In C++, a function is a block of code designed to perform a particular task. Functions help organize code, making it more modular and reusable. By defining functions, programmers can encapsulate complex operations into manageable parts, allowing for easier debugging and maintenance.
The Concept of Return in C++
The `return` statement is crucial in a C++ function; it defines the end of the function's execution and specifies the value that the function will output. When a `return` statement is executed, control is returned to the calling code along with the associated return value. This is essential for performing calculations or retrieving data that other parts of the program can use.
Why Use a Return Statement?
Utilizing a return statement provides multiple benefits:
- Clarity: It makes it clear what a function is supposed to do by specifying what it outputs.
- Reusability: Functions designed to return values can be easily reused with different inputs.
- Function Chaining: Returned values can be utilized as inputs for other functions, facilitating complex workflows.
C++ Return Types
Basic Return Types
C++ supports various return types, commonly including primitive data types such as `int`, `float`, and `char`. Here’s an example of a function that returns an integer value:
int add(int a, int b) {
return a + b;
}
In this case, the `add` function takes two integers as arguments and returns their sum.
Complex Return Types
Beyond primitive types, C++ allows returning more sophisticated structures, including classes and structs. Here’s an example of a function returning a class object:
class Point {
public:
int x, y;
Point(int x, int y) : x(x), y(y) {}
};
Point createPoint(int x, int y) {
return Point(x, y);
}
In this example, `createPoint` creates a `Point` object and returns it, encapsulating both `x` and `y` values.
Functions with No Return Value
A function can also be defined to perform an action without returning any value, using the `void` keyword. Here’s an example:
void printHello() {
std::cout << "Hello, World!" << std::endl;
}
This function simply executes a command but does not return a value.
The Syntax of the Return Statement in C++
Basic Syntax
The basic syntax for the return statement in C++ is quite straightforward. To return a value, you simply use:
return value;
This simple structure allows you to indicate what the function is producing as its output.
Returning Expressions
You can also return the result of an expression directly. For instance:
double multiply(double a, double b) {
return a * b;
}
In this case, the function `multiply` returns the multiplication of two parameters without storing the result in a variable first.
How to Handle Return Values
Using Returned Values
When you call a function that returns a value, you can assign that return value to a variable for further use. For example:
int result = add(5, 3);
std::cout << "Result: " << result << std::endl;
In this code snippet, the result of the `add` function call is stored in the `result` variable, and then printed.
Error Checking with Return Values
You can also use return values to indicate the success or failure of operations. For instance:
bool divide(double numerator, double denominator, double &result) {
if (denominator == 0) {
return false; // Return false for error
}
result = numerator / denominator;
return true; // Return true for success
}
In this example, the `divide` function checks for division by zero. It uses a `bool` return value to indicate whether the operation succeeded, while also providing the result through a reference parameter.

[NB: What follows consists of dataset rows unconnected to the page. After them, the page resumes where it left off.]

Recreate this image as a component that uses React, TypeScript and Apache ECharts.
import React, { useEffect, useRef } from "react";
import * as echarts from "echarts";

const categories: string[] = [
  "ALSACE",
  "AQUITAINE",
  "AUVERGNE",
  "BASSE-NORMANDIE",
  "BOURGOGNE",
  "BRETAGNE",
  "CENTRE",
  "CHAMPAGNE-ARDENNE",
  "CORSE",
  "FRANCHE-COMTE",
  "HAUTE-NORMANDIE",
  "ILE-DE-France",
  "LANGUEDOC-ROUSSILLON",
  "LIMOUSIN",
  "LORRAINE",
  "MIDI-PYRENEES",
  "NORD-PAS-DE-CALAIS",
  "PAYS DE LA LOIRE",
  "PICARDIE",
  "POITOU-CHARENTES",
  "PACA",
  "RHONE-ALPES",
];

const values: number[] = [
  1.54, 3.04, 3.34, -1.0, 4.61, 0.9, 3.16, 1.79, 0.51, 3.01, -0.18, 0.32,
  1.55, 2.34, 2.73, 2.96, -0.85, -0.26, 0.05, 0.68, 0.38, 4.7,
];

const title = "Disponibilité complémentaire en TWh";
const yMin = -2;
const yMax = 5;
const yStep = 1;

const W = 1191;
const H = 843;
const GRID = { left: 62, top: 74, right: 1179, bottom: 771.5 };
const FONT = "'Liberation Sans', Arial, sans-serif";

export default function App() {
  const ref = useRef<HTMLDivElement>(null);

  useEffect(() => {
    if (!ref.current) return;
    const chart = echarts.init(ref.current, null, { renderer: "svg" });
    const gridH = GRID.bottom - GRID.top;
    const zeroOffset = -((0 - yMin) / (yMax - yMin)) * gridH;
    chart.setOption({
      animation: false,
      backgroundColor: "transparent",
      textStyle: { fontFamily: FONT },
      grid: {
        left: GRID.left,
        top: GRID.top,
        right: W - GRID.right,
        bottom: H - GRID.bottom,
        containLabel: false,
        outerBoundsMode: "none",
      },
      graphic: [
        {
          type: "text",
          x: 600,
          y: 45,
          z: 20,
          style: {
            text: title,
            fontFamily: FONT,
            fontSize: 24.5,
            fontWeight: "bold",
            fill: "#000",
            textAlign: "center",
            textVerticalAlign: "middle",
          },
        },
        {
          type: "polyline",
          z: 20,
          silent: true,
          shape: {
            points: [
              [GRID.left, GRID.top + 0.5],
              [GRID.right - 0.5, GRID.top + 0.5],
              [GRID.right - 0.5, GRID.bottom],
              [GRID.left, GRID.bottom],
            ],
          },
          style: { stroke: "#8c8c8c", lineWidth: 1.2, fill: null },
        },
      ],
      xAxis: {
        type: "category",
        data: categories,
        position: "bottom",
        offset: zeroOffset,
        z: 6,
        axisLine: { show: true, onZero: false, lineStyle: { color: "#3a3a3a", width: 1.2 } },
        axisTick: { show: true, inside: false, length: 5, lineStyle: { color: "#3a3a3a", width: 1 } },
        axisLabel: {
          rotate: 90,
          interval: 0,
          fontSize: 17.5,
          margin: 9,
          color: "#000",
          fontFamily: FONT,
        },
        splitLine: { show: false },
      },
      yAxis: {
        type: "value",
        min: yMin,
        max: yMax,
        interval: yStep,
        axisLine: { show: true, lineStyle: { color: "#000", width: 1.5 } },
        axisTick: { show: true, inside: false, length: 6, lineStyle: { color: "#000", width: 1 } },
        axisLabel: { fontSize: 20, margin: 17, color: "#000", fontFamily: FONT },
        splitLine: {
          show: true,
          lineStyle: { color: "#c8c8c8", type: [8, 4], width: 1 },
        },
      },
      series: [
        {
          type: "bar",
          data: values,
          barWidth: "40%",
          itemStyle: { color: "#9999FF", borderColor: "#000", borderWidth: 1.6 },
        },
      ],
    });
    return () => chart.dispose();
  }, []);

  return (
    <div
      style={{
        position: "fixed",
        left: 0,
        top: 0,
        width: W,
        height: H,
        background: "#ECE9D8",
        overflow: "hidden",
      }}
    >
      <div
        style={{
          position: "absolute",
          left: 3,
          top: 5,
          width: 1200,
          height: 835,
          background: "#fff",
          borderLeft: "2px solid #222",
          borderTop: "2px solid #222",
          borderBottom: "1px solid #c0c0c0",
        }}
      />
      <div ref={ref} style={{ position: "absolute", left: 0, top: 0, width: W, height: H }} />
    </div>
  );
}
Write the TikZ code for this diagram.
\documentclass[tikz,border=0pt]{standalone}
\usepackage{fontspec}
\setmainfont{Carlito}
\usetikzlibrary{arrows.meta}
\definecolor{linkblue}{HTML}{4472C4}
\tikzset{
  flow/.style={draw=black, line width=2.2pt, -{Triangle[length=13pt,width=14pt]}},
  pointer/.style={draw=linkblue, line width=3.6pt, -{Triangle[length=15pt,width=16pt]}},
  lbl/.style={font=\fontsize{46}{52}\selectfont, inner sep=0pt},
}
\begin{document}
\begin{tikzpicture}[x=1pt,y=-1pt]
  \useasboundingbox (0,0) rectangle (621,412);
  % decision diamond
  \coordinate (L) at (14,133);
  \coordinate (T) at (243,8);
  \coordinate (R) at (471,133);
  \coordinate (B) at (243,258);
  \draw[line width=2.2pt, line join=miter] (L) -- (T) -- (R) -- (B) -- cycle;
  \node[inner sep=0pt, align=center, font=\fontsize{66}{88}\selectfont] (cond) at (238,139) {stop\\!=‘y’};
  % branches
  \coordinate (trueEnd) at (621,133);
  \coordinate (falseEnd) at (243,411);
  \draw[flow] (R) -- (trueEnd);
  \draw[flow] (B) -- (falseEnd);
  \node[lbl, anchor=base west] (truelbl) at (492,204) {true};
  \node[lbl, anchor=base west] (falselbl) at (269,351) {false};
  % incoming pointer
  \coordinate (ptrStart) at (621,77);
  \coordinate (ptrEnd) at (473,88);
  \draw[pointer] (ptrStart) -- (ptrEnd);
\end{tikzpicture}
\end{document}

Best Practices for C++ Return Functions
Consistency in Return Types
It’s essential to choose return types that are appropriate for the tasks your functions perform. For instance, if a function performs a mathematical operation, it should return a numerical type. Being consistent with return types enhances readability and maintainability of code.
Use of `nullptr` and Special Values
In C++, you can also use `nullptr` to indicate that a pointer does not point to a valid location. Here’s an example:
int* getPointer() {
return nullptr; // Indicating no valid address
}
This can be useful for error handling, as it clearly shows that the function did not successfully return a valid pointer.
Performance Considerations
You should also consider performance when choosing to return by `value` versus `reference`. Returning by reference can enhance performance, especially for large objects, as it avoids copying them. Here’s an example:
const std::string& getGlobalValue() {
static std::string globalValue = "Hello";
return globalValue; // Return reference
}
In this case, `getGlobalValue` returns a reference to a static string, ensuring that the object remains valid while reducing overhead.
Conclusion
In summary, understanding the intricacies of the C++ function return is fundamental for effective programming. It underscores the significance of return values, illustrates best practices, and emphasizes the flexibility of types that can be returned. By mastering this concept, you can enhance code clarity and functionality, paving the way for more efficient C++ development. Consider practicing these techniques in your projects to solidify your understanding and elevate your programming skill set.